→ WHAT YOU SHOULD DO:
Print the records below exactly, from the line containing "Clone this chart in matplotlib." down to the line containing "plt.rcParams['font.family'] = ['Liberation", both lines included, and omit every picture.

→ EXTRACTED INFORMATION:

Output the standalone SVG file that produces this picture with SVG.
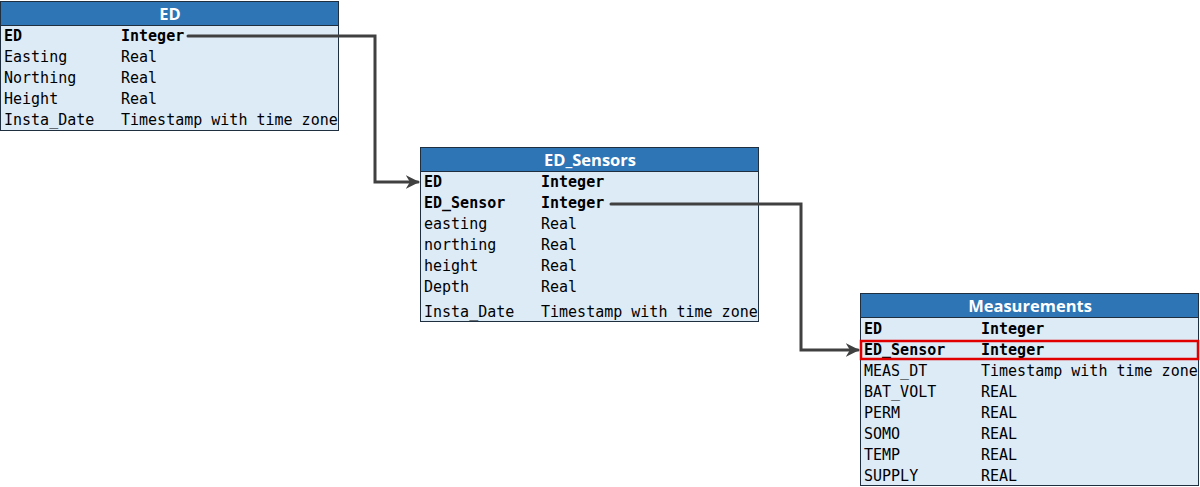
<svg xmlns="http://www.w3.org/2000/svg" width="1200" height="487" viewBox="0 0 1200 487">
<defs>
<style>
.hdr{fill:#2E75B6;stroke:#1F2F3F;stroke-width:1}
.body{fill:#DDEBF7;stroke:#1F2F3F;stroke-width:1}
.title{font-family:"Open Sans","Liberation Sans",sans-serif;font-weight:bold;font-size:16.5px;fill:#FFFFFF;text-anchor:middle}
.t{font-family:"DejaVu Sans Mono","Liberation Mono",monospace;font-size:15px;fill:#000000}
.b{font-weight:bold}
.conn{fill:none;stroke:#404040;stroke-width:3;stroke-linecap:round}
</style>
<marker id="arr" viewBox="0 0 10 10" refX="9" refY="5" markerWidth="4.5" markerHeight="4.5" orient="auto" markerUnits="strokeWidth">
<path d="M0,0 L10,5 L0,10 L3,5 Z" fill="#404040"/>
</marker>
</defs>
<rect width="1200" height="487" fill="#FFFFFF"/>
<g id="ED">
<rect class="body" x="0.5" y="1.5" width="338" height="129"/>
<rect class="hdr" x="0.5" y="1.5" width="338" height="24"/>
<text class="title" x="170" y="19.5">ED</text>
<text class="t b" x="4" y="41">ED</text><text class="t b" x="121" y="41">Integer</text>
<text class="t" x="4" y="62">Easting</text><text class="t" x="121" y="62">Real</text>
<text class="t" x="4" y="83">Northing</text><text class="t" x="121" y="83">Real</text>
<text class="t" x="4" y="104">Height</text><text class="t" x="121" y="104">Real</text>
<text class="t" x="4" y="125">Insta_Date</text><text class="t" x="121" y="125">Timestamp with time zone</text>
</g>
<g id="ED_Sensors">
<rect class="body" x="420.5" y="147.5" width="338" height="174"/>
<rect class="hdr" x="420.5" y="147.5" width="338" height="24"/>
<text class="title" x="590" y="165.5">ED_Sensors</text>
<text class="t b" x="424" y="187">ED</text><text class="t b" x="541" y="187">Integer</text>
<text class="t b" x="424" y="208">ED_Sensor</text><text class="t b" x="541" y="208">Integer</text>
<text class="t" x="424" y="229">easting</text><text class="t" x="541" y="229">Real</text>
<text class="t" x="424" y="250">northing</text><text class="t" x="541" y="250">Real</text>
<text class="t" x="424" y="271">height</text><text class="t" x="541" y="271">Real</text>
<text class="t" x="424" y="292">Depth</text><text class="t" x="541" y="292">Real</text>
<text class="t" x="424" y="317">Insta_Date</text><text class="t" x="541" y="317">Timestamp with time zone</text>
</g>
<g id="Measurements">
<rect class="body" x="860.5" y="293.5" width="338" height="192"/>
<rect class="hdr" x="860.5" y="293.5" width="338" height="24"/>
<text class="title" x="1030" y="312">Measurements</text>
<text class="t b" x="864" y="334">ED</text><text class="t b" x="981" y="334">Integer</text>
<text class="t b" x="864" y="355">ED_Sensor</text><text class="t b" x="981" y="355">Integer</text>
<text class="t" x="864" y="376">MEAS_DT</text><text class="t" x="981" y="376">Timestamp with time zone</text>
<text class="t" x="864" y="397">BAT_VOLT</text><text class="t" x="981" y="397">REAL</text>
<text class="t" x="864" y="418">PERM</text><text class="t" x="981" y="418">REAL</text>
<text class="t" x="864" y="439">SOMO</text><text class="t" x="981" y="439">REAL</text>
<text class="t" x="864" y="460">TEMP</text><text class="t" x="981" y="460">REAL</text>
<text class="t" x="864" y="481">SUPPLY</text><text class="t" x="981" y="481">REAL</text>
<rect x="861" y="341" width="337" height="18" fill="none" stroke="#E00000" stroke-width="2.5"/>
</g>
<g id="connectors">
<path class="conn" d="M188,36 H375 V182 H418" marker-end="url(#arr)"/>
<path class="conn" d="M611,204 H801 V350 H858" marker-end="url(#arr)"/>
</g>
</svg>
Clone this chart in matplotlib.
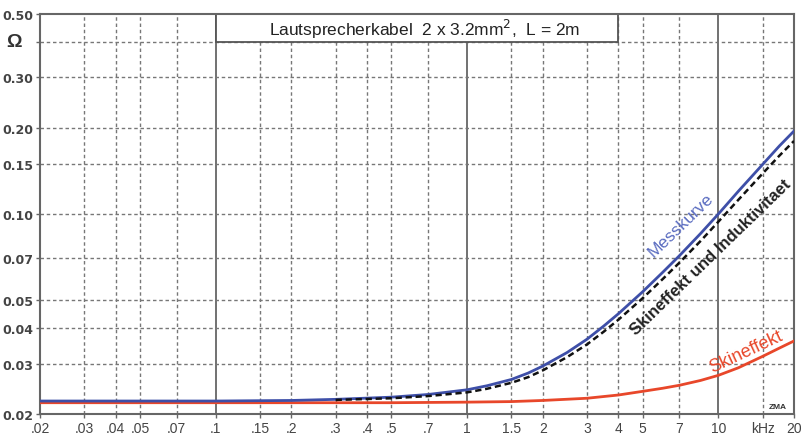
import matplotlib.pyplot as plt
from matplotlib.patches import Rectangle

# frequency in kHz, impedance in Ohm
f_mess = [0.02, 0.1, 0.2, 0.3, 0.5, 0.7, 1, 1.2, 1.5, 1.75, 2, 2.5, 3, 3.5, 4, 5, 6, 7,
          8.5, 10, 12, 15, 17.5, 20]
z_mess = [0.0222, 0.0222, 0.0223, 0.0225, 0.0229, 0.0234, 0.0243, 0.0251, 0.0264,
          0.0278, 0.0294, 0.0328, 0.0365, 0.0406, 0.0448, 0.0535, 0.0625, 0.0715,
          0.0855, 0.1000, 0.1200, 0.1490, 0.1730, 0.1950]

f_calc = [0.3, 0.5, 0.7, 1, 1.2, 1.5, 1.75, 2, 2.5, 3, 3.5, 4, 5, 6, 7, 8.5, 10, 12,
          15, 17.5, 20]
z_calc = [0.0224, 0.0227, 0.0231, 0.0238, 0.0245, 0.0257, 0.0269, 0.0284, 0.0316,
          0.0350, 0.0388, 0.0427, 0.0508, 0.0592, 0.0676, 0.0805, 0.0940, 0.1120,
          0.1385, 0.1600, 0.1800]

f_skin = [0.02, 0.1, 0.5, 1, 1.5, 2, 3, 4, 5, 6, 7, 8.5, 10, 12, 15, 17.5, 20]
z_skin = [0.0219, 0.0219, 0.0219, 0.0220, 0.0221, 0.0223, 0.0227, 0.0233, 0.0240,
          0.0246, 0.0252, 0.0262, 0.0273, 0.0290, 0.0318, 0.0340, 0.0360]

xticks = [0.02, 0.03, 0.04, 0.05, 0.07, 0.1, 0.15, 0.2, 0.3, 0.4, 0.5, 0.7,
          1, 1.5, 2, 3, 4, 5, 7, 10, 15, 20]
xlabels = ['.02', '.03', '.04', '.05', '.07', '.1', '.15', '.2', '.3', '.4', '.5', '.7',
           '1', '1.5', '2', '3', '4', '5', '7', '10', 'kHz', '20']
yticks = [0.02, 0.03, 0.04, 0.05, 0.07, 0.10, 0.15, 0.20, 0.30, 0.40, 0.50]
ylabels = ['0.02', '0.03', '0.04', '0.05', '0.07', '0.10', '0.15', '0.20', '0.30', '', '0.50']

plt.rcParams['font.family'] = ['Liberation Sans', 'DejaVu Sans']

fig = plt.figure(figsize=(8.01, 4.35), dpi=100)
ax = fig.add_axes([0.05, 0.046, 0.9413, 0.9195])
ax.set_xscale('log')
ax.set_yscale('log')
ax.set_xlim(0.02, 20)
ax.set_ylim(0.02, 0.5)

ax.set_xticks(xticks)
ax.set_xticklabels(xlabels, fontsize=10, color='#444')
ax.set_yticks(yticks)
ax.set_yticklabels(ylabels, fontsize=9, fontweight='bold', color='#444',
                   family='DejaVu Sans')
ax.minorticks_off()
ax.tick_params(direction='out', length=3, width=1, color='#666', pad=2)

# grid: dashed, decades solid
for x in xticks[1:-1]:
    if x in (0.1, 1, 10):
        ax.axvline(x, color='#666', lw=1.3, zorder=1)
    else:
        ax.axvline(x, color='#777', lw=1, ls=(0, (2.5, 2)), zorder=1)
for y in yticks[1:-1]:
    ax.axhline(y, color='#777', lw=1, ls=(0, (2.5, 2)), zorder=1)

for s in ax.spines.values():
    s.set_color('#666')
    s.set_linewidth(1.5)

# title box
ax.add_patch(Rectangle((0.1, 0.4), 4 - 0.1, 0.5 - 0.4, facecolor='white',
                       edgecolor='#555', lw=1.3, zorder=2))
ax.text(0.68, 0.445, 'Lautsprecherkabel  2 x 3.2mm$^2$,  L = 2m', ha='center',
        va='center', fontsize=12.5, color='#222', zorder=3)
ax.text(-0.034, 0.4, 'Ω', transform=ax.get_yaxis_transform(), ha='center',
        va='center', fontsize=14, fontweight='bold', color='#333')

ax.plot(f_skin, z_skin, color='#e8472a', lw=2, zorder=4)
ax.plot(f_mess, z_mess, color='#3e4fa8', lw=2, zorder=5)
ax.plot(f_calc, z_calc, color='#111', lw=1.8, ls=(0, (2.5, 1.5)), zorder=6)

ax.text(7.1, 0.0915, 'Messkurve', rotation=44, ha='center', va='center',
        fontsize=12.5, color='#5a6cc0', zorder=7)
ax.text(9.3, 0.071, 'Skineffekt und Induktivitaet', rotation=44, ha='center',
        va='center', fontsize=12, fontweight='bold', color='#222', zorder=7)
ax.text(12.9, 0.0332, 'Skineffekt', rotation=25, ha='center', va='center',
        fontsize=13, color='#e8472a', zorder=7)
ax.text(17.3, 0.0212, 'ZMA', ha='center', va='center', fontsize=6,
        fontweight='bold', color='#333', zorder=7)

fig.savefig('out.png', dpi=100)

→ REPLY:
Clone this chart in matplotlib.
import matplotlib.pyplot as plt
from matplotlib.patches import Rectangle

# frequency in kHz, impedance in Ohm
f_mess = [0.02, 0.1, 0.2, 0.3, 0.5, 0.7, 1, 1.2, 1.5, 1.75, 2, 2.5, 3, 3.5, 4, 5, 6, 7,
          8.5, 10, 12, 15, 17.5, 20]
z_mess = [0.0222, 0.0222, 0.0223, 0.0225, 0.0229, 0.0234, 0.0243, 0.0251, 0.0264,
          0.0278, 0.0294, 0.0328, 0.0365, 0.0406, 0.0448, 0.0535, 0.0625, 0.0715,
          0.0855, 0.1000, 0.1200, 0.1490, 0.1730, 0.1950]

f_calc = [0.3, 0.5, 0.7, 1, 1.2, 1.5, 1.75, 2, 2.5, 3, 3.5, 4, 5, 6, 7, 8.5, 10, 12,
          15, 17.5, 20]
z_calc = [0.0224, 0.0227, 0.0231, 0.0238, 0.0245, 0.0257, 0.0269, 0.0284, 0.0316,
          0.0350, 0.0388, 0.0427, 0.0508, 0.0592, 0.0676, 0.0805, 0.0940, 0.1120,
          0.1385, 0.1600, 0.1800]

f_skin = [0.02, 0.1, 0.5, 1, 1.5, 2, 3, 4, 5, 6, 7, 8.5, 10, 12, 15, 17.5, 20]
z_skin = [0.0219, 0.0219, 0.0219, 0.0220, 0.0221, 0.0223, 0.0227, 0.0233, 0.0240,
          0.0246, 0.0252, 0.0262, 0.0273, 0.0290, 0.0318, 0.0340, 0.0360]

xticks = [0.02, 0.03, 0.04, 0.05, 0.07, 0.1, 0.15, 0.2, 0.3, 0.4, 0.5, 0.7,
          1, 1.5, 2, 3, 4, 5, 7, 10, 15, 20]
xlabels = ['.02', '.03', '.04', '.05', '.07', '.1', '.15', '.2', '.3', '.4', '.5', '.7',
           '1', '1.5', '2', '3', '4', '5', '7', '10', 'kHz', '20']
yticks = [0.02, 0.03, 0.04, 0.05, 0.07, 0.10, 0.15, 0.20, 0.30, 0.40, 0.50]
ylabels = ['0.02', '0.03', '0.04', '0.05', '0.07', '0.10', '0.15', '0.20', '0.30', '', '0.50']

plt.rcParams['font.family'] = ['Liberation Sans', 'DejaVu Sans']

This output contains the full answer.